[TASK OBJECTIVE]
Start at the first line of the material below and retype each line through the one containing "const yTicksMinor = [90, 180, 270, 360];", exactly.

[DATA]

▬▬▬▬▬▬▬▬▬▬

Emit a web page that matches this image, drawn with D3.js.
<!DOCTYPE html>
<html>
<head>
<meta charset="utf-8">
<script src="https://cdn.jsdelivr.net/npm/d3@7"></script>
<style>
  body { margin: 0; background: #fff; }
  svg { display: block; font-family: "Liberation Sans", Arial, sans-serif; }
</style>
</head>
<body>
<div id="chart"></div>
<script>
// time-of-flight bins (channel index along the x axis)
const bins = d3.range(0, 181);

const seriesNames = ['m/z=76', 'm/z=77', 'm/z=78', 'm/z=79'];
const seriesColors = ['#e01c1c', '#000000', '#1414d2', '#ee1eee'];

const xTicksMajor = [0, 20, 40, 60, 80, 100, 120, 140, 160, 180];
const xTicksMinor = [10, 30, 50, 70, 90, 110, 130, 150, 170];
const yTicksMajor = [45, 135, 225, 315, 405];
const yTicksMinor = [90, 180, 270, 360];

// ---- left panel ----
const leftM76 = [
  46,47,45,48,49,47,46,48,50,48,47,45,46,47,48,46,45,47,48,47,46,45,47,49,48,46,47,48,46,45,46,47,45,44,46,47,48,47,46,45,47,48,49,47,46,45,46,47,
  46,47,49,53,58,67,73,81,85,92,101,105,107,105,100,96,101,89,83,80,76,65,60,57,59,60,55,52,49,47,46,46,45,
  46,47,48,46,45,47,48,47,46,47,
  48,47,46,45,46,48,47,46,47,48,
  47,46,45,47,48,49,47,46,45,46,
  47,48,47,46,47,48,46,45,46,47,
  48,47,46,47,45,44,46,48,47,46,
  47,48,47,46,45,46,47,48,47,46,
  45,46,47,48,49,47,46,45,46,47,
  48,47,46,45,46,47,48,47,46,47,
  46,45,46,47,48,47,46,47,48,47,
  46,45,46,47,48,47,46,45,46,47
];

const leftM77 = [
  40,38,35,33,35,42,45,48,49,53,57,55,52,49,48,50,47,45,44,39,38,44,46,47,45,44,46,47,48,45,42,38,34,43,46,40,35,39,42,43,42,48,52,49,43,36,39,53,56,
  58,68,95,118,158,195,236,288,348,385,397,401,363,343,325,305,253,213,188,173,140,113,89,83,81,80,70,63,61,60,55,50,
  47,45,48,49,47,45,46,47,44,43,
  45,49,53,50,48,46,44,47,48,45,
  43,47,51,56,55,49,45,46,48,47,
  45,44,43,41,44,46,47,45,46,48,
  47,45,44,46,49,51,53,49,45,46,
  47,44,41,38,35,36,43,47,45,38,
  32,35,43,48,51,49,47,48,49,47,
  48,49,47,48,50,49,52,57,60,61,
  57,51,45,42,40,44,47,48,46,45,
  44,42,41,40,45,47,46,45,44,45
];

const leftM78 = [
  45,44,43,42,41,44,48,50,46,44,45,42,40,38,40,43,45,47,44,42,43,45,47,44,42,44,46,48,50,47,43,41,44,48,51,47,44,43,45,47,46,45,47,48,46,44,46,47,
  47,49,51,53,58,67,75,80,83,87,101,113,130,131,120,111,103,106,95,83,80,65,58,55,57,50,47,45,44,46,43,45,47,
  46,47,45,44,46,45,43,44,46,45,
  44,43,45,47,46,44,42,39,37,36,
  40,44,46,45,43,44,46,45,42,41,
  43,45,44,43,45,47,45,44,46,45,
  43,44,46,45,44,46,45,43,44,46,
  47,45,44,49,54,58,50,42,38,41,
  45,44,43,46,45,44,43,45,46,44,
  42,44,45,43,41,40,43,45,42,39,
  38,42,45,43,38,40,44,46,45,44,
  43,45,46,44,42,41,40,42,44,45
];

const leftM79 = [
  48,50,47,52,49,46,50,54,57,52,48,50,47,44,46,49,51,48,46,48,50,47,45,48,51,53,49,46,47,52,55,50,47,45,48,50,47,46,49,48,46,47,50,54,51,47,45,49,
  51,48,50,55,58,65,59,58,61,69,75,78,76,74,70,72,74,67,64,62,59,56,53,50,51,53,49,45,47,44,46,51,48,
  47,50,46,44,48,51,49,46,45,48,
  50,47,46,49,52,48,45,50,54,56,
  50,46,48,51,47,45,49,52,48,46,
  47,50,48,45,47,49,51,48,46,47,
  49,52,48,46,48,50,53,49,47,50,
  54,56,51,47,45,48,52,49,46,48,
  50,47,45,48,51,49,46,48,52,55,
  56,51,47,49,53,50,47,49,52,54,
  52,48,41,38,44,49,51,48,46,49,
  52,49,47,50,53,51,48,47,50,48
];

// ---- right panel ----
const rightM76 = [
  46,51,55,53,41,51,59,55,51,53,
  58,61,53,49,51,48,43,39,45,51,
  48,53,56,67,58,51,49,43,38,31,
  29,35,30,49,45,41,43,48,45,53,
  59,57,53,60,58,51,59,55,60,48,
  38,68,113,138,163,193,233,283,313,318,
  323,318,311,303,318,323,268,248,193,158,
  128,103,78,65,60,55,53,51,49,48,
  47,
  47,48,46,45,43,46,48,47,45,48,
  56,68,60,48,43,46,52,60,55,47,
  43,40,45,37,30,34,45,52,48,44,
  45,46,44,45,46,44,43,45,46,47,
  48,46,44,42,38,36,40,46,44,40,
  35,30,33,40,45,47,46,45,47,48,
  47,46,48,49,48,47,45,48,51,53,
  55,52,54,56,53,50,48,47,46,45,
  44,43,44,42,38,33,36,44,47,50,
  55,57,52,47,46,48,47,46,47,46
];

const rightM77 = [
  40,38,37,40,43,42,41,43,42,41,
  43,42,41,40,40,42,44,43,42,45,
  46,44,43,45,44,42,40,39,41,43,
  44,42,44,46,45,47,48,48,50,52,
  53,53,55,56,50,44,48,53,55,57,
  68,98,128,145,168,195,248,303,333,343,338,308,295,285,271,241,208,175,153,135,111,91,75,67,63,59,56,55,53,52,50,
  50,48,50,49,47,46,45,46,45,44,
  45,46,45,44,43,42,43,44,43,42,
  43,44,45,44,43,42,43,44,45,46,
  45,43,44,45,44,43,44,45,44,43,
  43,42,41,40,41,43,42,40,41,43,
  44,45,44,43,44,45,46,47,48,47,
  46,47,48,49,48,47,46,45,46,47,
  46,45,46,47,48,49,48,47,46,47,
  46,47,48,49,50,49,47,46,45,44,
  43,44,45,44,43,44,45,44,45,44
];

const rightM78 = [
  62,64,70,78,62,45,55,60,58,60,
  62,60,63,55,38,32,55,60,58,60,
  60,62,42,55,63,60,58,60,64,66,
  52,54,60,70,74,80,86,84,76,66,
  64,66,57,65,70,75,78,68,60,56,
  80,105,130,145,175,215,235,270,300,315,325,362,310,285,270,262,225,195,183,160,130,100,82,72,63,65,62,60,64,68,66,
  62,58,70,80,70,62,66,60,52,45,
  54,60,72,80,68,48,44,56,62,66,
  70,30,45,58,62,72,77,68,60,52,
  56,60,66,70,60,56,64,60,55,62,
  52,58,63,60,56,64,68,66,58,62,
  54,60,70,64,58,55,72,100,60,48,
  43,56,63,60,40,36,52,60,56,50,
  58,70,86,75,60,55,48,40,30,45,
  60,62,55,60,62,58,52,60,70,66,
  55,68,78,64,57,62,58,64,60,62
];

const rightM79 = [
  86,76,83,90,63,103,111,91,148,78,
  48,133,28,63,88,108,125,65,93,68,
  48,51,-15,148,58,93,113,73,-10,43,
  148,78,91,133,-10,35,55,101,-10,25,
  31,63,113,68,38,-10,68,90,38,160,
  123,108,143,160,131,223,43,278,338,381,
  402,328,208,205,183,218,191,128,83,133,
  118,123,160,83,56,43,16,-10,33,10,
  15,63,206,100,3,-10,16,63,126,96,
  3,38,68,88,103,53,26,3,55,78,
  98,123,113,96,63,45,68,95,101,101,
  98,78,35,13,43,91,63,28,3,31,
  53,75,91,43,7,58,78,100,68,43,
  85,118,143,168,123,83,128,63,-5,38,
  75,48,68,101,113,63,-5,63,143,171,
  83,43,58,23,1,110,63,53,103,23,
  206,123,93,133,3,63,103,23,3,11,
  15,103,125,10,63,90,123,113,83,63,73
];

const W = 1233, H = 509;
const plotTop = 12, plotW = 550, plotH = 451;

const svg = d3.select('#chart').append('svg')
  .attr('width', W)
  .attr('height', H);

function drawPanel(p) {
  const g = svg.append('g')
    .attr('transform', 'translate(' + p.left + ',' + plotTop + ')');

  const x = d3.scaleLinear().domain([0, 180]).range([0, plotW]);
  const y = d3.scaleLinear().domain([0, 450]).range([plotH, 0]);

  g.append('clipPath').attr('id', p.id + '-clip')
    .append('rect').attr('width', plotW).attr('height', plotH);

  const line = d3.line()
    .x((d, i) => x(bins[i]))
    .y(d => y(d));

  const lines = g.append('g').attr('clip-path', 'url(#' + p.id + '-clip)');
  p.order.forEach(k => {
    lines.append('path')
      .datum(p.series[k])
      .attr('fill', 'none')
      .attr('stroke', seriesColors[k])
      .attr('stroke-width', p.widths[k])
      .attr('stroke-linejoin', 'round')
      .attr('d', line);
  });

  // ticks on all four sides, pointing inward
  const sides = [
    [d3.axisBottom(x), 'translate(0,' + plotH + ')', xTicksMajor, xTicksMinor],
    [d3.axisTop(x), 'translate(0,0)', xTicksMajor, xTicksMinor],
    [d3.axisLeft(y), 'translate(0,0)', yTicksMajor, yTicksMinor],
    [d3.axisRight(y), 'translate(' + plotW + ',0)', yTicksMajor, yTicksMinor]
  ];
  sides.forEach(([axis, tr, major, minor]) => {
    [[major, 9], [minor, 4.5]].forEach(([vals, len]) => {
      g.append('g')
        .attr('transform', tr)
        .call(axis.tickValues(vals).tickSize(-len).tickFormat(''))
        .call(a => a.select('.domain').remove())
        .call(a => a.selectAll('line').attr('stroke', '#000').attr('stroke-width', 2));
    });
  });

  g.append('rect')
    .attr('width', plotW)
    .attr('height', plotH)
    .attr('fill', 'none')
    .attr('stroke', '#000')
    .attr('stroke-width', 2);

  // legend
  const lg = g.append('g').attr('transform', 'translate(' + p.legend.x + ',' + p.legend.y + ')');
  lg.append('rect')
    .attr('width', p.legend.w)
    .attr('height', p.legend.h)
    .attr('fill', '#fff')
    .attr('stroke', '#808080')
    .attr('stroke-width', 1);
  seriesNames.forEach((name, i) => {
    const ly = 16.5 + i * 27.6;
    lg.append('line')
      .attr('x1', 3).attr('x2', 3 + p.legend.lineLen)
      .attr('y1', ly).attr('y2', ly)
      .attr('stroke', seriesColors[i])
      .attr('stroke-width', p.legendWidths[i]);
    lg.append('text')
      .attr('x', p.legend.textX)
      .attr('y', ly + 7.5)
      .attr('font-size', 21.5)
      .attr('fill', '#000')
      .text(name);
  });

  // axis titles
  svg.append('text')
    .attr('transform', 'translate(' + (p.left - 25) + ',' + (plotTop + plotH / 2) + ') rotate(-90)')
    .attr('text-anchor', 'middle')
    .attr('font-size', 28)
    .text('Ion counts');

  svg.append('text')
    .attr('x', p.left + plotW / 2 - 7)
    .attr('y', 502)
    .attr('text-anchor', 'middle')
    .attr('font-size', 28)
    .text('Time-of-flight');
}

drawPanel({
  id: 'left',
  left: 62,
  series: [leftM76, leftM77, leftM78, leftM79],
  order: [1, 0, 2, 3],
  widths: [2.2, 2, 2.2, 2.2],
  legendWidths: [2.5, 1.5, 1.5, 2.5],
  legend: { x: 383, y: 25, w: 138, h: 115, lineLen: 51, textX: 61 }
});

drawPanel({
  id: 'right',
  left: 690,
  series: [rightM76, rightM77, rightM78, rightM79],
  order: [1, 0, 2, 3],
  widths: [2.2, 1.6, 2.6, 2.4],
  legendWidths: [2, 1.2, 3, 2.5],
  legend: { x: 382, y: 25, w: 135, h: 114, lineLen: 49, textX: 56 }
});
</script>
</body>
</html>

▬▬▬▬▬▬▬▬▬▬

[RESPONSE BELOW]
Emit a web page that matches this image, drawn with D3.js.
<!DOCTYPE html>
<html>
<head>
<meta charset="utf-8">
<script src="https://cdn.jsdelivr.net/npm/d3@7"></script>
<style>
  body { margin: 0; background: #fff; }
  svg { display: block; font-family: "Liberation Sans", Arial, sans-serif; }
</style>
</head>
<body>
<div id="chart"></div>
<script>
// time-of-flight bins (channel index along the x axis)
const bins = d3.range(0, 181);

const seriesNames = ['m/z=76', 'm/z=77', 'm/z=78', 'm/z=79'];
const seriesColors = ['#e01c1c', '#000000', '#1414d2', '#ee1eee'];

const xTicksMajor = [0, 20, 40, 60, 80, 100, 120, 140, 160, 180];
const xTicksMinor = [10, 30, 50, 70, 90, 110, 130, 150, 170];
const yTicksMajor = [45, 135, 225, 315, 405];
const yTicksMinor = [90, 180, 270, 360];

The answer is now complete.